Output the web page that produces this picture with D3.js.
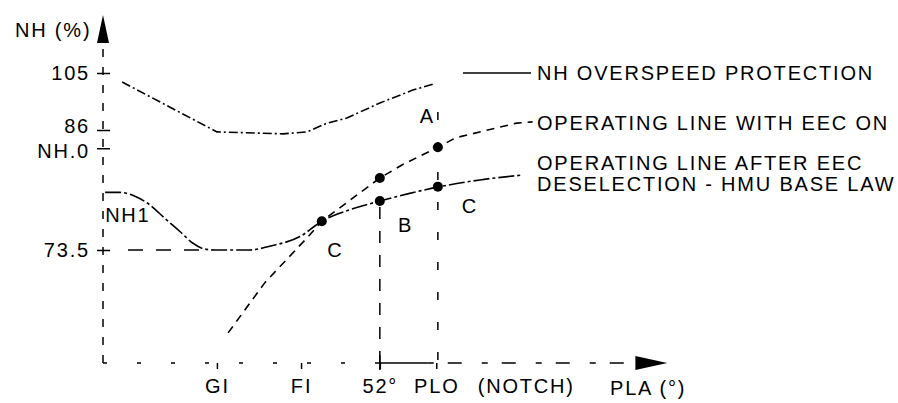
<!DOCTYPE html>
<html>
<head>
    <script src="https://d3js.org/d3.v7.min.js"></script>
    <style>
        body { margin: 0; background: #fff; }
        svg text {
            font-family: "Liberation Sans", Arial, Helvetica, sans-serif;
            font-size: 20px;
            letter-spacing: 1.8px;
            fill: #000;
        }
        .curve { fill: none; stroke: #000; stroke-width: 1.6; }
    </style>
</head>
<body>
<div id="chart"></div>
<script>
    // PLA ticks (deg) and NH ticks (%)
    const xTicks = [21.4, 37.2, 52, 62.6];
    const xTickLabels = ["GI", "FI", "52°", "PLO"];
    const NH0 = 84.1;
    const yTicks = [105, 86, NH0, 73.5];
    const yTickLabels = ["105", "86", "NH.0", "73.5"];

    // NH overspeed protection
    const overspeedX = [3.6, 21.4, 33.8, 38.3, 42.1, 45.8, 52, 58.2, 62];
    const overspeedY = [102, 85.8, 85.6, 85.8, 88.3, 90, 95, 99.3, 101.3];

    // operating line with EEC on
    const eecX = [23.5, 30.4, 38.3, 41.1, 52, 56.3, 62.9, 66.3, 77.7, 80.7];
    const eecY = [63.6, 69.6, 74.75, 76.5, 81.0, 82.4, 84.2, 85.2, 88.3, 88.7];

    // operating line after EEC deselection (HMU base law)
    const hmuX = [0.4, 3.2, 6, 8.8, 11.6, 14.5, 16.9, 19.1, 21, 27.6, 31.3, 37, 41.1, 46.4, 52, 57.6, 63.3, 70.8, 78.7];
    const hmuY = [79.5, 79.5, 79.1, 78.2, 76.8, 75.4, 74.2, 73.6, 73.5, 73.5, 73.9, 74.9, 76.5, 77.7, 78.6, 79.4, 80.1, 80.8, 81.3];

    // marked points
    const dotX = [41.1, 52, 52, 62.9, 62.9];
    const dotY = [76.5, 81.0, 78.6, 84.2, 80.1];

    // point letters
    const letterText = ["A", "B", "C", "C", "NH1"];
    const letterX = [59.5, 55.4, 42.1, 67.4, 0.4];
    const letterY = [88.3, 75.4, 72.65, 77.4, 76.4];

    const legendText = ["NH OVERSPEED PROTECTION", "OPERATING LINE WITH EEC ON", "OPERATING LINE AFTER EEC", "DESELECTION - HMU BASE LAW"];

    const width = 898, height = 403;

    const svg = d3.select("#chart").append("svg")
        .attr("width", width)
        .attr("height", height);

    const x = d3.scaleLinear().domain([0, 105]).range([103, 662]);
    // axis is not to scale, so piecewise
    const y = d3.scaleLinear().domain([60, 73.5, 86, 105]).range([363, 250, 130, 73]);

    const x0 = x(0), yb = y(60);

    // y axis (dashed) + arrow
    svg.append("line")
        .attr("x1", x0).attr("x2", x0)
        .attr("y1", yb).attr("y2", y(105) - 30)
        .attr("stroke", "#000").attr("stroke-width", 1.5)
        .attr("stroke-dasharray", "8,10");
    svg.append("path")
        .attr("d", `M${x0},${y(105) - 58} L${x0 + 6},${y(105) - 30} L${x0 - 6},${y(105) - 30} Z`)
        .attr("fill", "#000");
    svg.append("text")
        .attr("x", 15).attr("y", 37)
        .text("NH (%)");

    const yAxis = svg.append("g")
        .attr("transform", `translate(${x0},0)`)
        .call(d3.axisLeft(y).tickValues(yTicks)
            .tickFormat((d, i) => yTickLabels[i])
            .tickSize(6).tickPadding(7));
    yAxis.select(".domain").remove();
    yAxis.selectAll(".tick line").attr("x1", -6).attr("x2", 7).attr("stroke-width", 1.5);
    yAxis.selectAll(".tick text")
        .attr("font-size", null).attr("font-family", null)
        .attr("y", (d, i) => [0, -4, 3, 0][i]);

    // x axis: dashed / solid / dashed + arrow
    svg.append("line")
        .attr("x1", x0).attr("x2", x(52)).attr("y1", yb).attr("y2", yb)
        .attr("stroke", "#000").attr("stroke-width", 1.5)
        .attr("stroke-dasharray", "4,30");
    svg.append("line")
        .attr("x1", x(52)).attr("x2", x(61)).attr("y1", yb).attr("y2", yb)
        .attr("stroke", "#000").attr("stroke-width", 1.5);
    svg.append("line")
        .attr("x1", x(61)).attr("x2", x(100)).attr("y1", yb).attr("y2", yb)
        .attr("stroke", "#000").attr("stroke-width", 1.5)
        .attr("stroke-dasharray", "6,14,14,20");
    svg.append("path")
        .attr("d", `M${x(106)},${yb} L${x(100)},${yb - 7} L${x(100)},${yb + 7} Z`)
        .attr("fill", "#000");
    svg.append("line")
        .attr("x1", x(52)).attr("x2", x(52)).attr("y1", yb - 8).attr("y2", yb + 7)
        .attr("stroke", "#000").attr("stroke-width", 1.5);

    const xAxis = svg.append("g")
        .attr("transform", `translate(0,${yb})`)
        .call(d3.axisBottom(x).tickValues(xTicks)
            .tickFormat((d, i) => xTickLabels[i])
            .tickSize(6).tickPadding(10));
    xAxis.select(".domain").remove();
    xAxis.selectAll(".tick line").attr("stroke-width", 1.5);
    xAxis.selectAll(".tick text")
        .attr("font-size", null).attr("font-family", null);

    svg.append("text")
        .attr("x", x(79.5)).attr("y", yb + 30)
        .attr("text-anchor", "middle")
        .text("(NOTCH)");
    svg.append("text")
        .attr("x", 610).attr("y", yb + 32)
        .text("PLA (°)");

    // reference dashed lines
    svg.append("line")
        .attr("x1", x(4.7)).attr("x2", x(19.5))
        .attr("y1", y(73.5)).attr("y2", y(73.5))
        .attr("stroke", "#000").attr("stroke-width", 1.5)
        .attr("stroke-dasharray", "15,13");
    svg.append("line")
        .attr("x1", x(52)).attr("x2", x(52))
        .attr("y1", y(78.6) + 6).attr("y2", yb)
        .attr("stroke", "#000").attr("stroke-width", 1.5)
        .attr("stroke-dasharray", "12,12");
    svg.append("line")
        .attr("x1", x(62.9)).attr("x2", x(62.9))
        .attr("y1", y(92)).attr("y2", yb)
        .attr("stroke", "#000").attr("stroke-width", 1.5)
        .attr("stroke-dasharray", "8,22");

    const smooth = d3.line()
        .x(d => x(d[0]))
        .y(d => y(d[1]))
        .curve(d3.curveMonotoneX);
    const straight = d3.line()
        .x(d => x(d[0]))
        .y(d => y(d[1]));

    svg.append("path")
        .datum(overspeedX.map((v, i) => [v, overspeedY[i]]))
        .attr("class", "curve")
        .attr("stroke-dasharray", "9,3,2,3")
        .attr("d", straight);

    svg.append("path")
        .datum(eecX.map((v, i) => [v, eecY[i]]))
        .attr("class", "curve")
        .attr("stroke-dasharray", "8,6")
        .attr("d", straight);

    svg.append("path")
        .datum(hmuX.map((v, i) => [v, hmuY[i]]))
        .attr("class", "curve")
        .attr("stroke-dasharray", "16,3,3,3")
        .attr("d", smooth);

    svg.selectAll(".dot")
        .data(dotX.map((v, i) => [v, dotY[i]]))
        .enter()
        .append("circle")
        .attr("class", "dot")
        .attr("cx", d => x(d[0]))
        .attr("cy", d => y(d[1]))
        .attr("r", 5)
        .attr("fill", "#000");

    svg.selectAll(".letter")
        .data(letterText)
        .enter()
        .append("text")
        .attr("class", "letter")
        .attr("x", (d, i) => x(letterX[i]))
        .attr("y", (d, i) => y(letterY[i]))
        .text(d => d);

    // legend
    svg.append("line")
        .attr("x1", 463).attr("x2", 531).attr("y1", 73).attr("y2", 73)
        .attr("stroke", "#000").attr("stroke-width", 1.5);

    const legendY = [80, 130, 170, 191];
    svg.selectAll(".legend")
        .data(legendText)
        .enter()
        .append("text")
        .attr("class", "legend")
        .attr("x", 537)
        .attr("y", (d, i) => legendY[i])
        .text(d => d);
</script>
</body>
</html>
· · · · ·
_The request_:
Everything from the top line of the data down to and including the line with "const width = 898, height = 403;" is to be copied, except the pictures.

_Solution for this task_:
Output the web page that produces this picture with D3.js.
<!DOCTYPE html>
<html>
<head>
    <script src="https://d3js.org/d3.v7.min.js"></script>
    <style>
        body { margin: 0; background: #fff; }
        svg text {
            font-family: "Liberation Sans", Arial, Helvetica, sans-serif;
            font-size: 20px;
            letter-spacing: 1.8px;
            fill: #000;
        }
        .curve { fill: none; stroke: #000; stroke-width: 1.6; }
    </style>
</head>
<body>
<div id="chart"></div>
<script>
    // PLA ticks (deg) and NH ticks (%)
    const xTicks = [21.4, 37.2, 52, 62.6];
    const xTickLabels = ["GI", "FI", "52°", "PLO"];
    const NH0 = 84.1;
    const yTicks = [105, 86, NH0, 73.5];
    const yTickLabels = ["105", "86", "NH.0", "73.5"];

    // NH overspeed protection
    const overspeedX = [3.6, 21.4, 33.8, 38.3, 42.1, 45.8, 52, 58.2, 62];
    const overspeedY = [102, 85.8, 85.6, 85.8, 88.3, 90, 95, 99.3, 101.3];

    // operating line with EEC on
    const eecX = [23.5, 30.4, 38.3, 41.1, 52, 56.3, 62.9, 66.3, 77.7, 80.7];
    const eecY = [63.6, 69.6, 74.75, 76.5, 81.0, 82.4, 84.2, 85.2, 88.3, 88.7];

    // operating line after EEC deselection (HMU base law)
    const hmuX = [0.4, 3.2, 6, 8.8, 11.6, 14.5, 16.9, 19.1, 21, 27.6, 31.3, 37, 41.1, 46.4, 52, 57.6, 63.3, 70.8, 78.7];
    const hmuY = [79.5, 79.5, 79.1, 78.2, 76.8, 75.4, 74.2, 73.6, 73.5, 73.5, 73.9, 74.9, 76.5, 77.7, 78.6, 79.4, 80.1, 80.8, 81.3];

    // marked points
    const dotX = [41.1, 52, 52, 62.9, 62.9];
    const dotY = [76.5, 81.0, 78.6, 84.2, 80.1];

    // point letters
    const letterText = ["A", "B", "C", "C", "NH1"];
    const letterX = [59.5, 55.4, 42.1, 67.4, 0.4];
    const letterY = [88.3, 75.4, 72.65, 77.4, 76.4];

    const legendText = ["NH OVERSPEED PROTECTION", "OPERATING LINE WITH EEC ON", "OPERATING LINE AFTER EEC", "DESELECTION - HMU BASE LAW"];

    const width = 898, height = 403;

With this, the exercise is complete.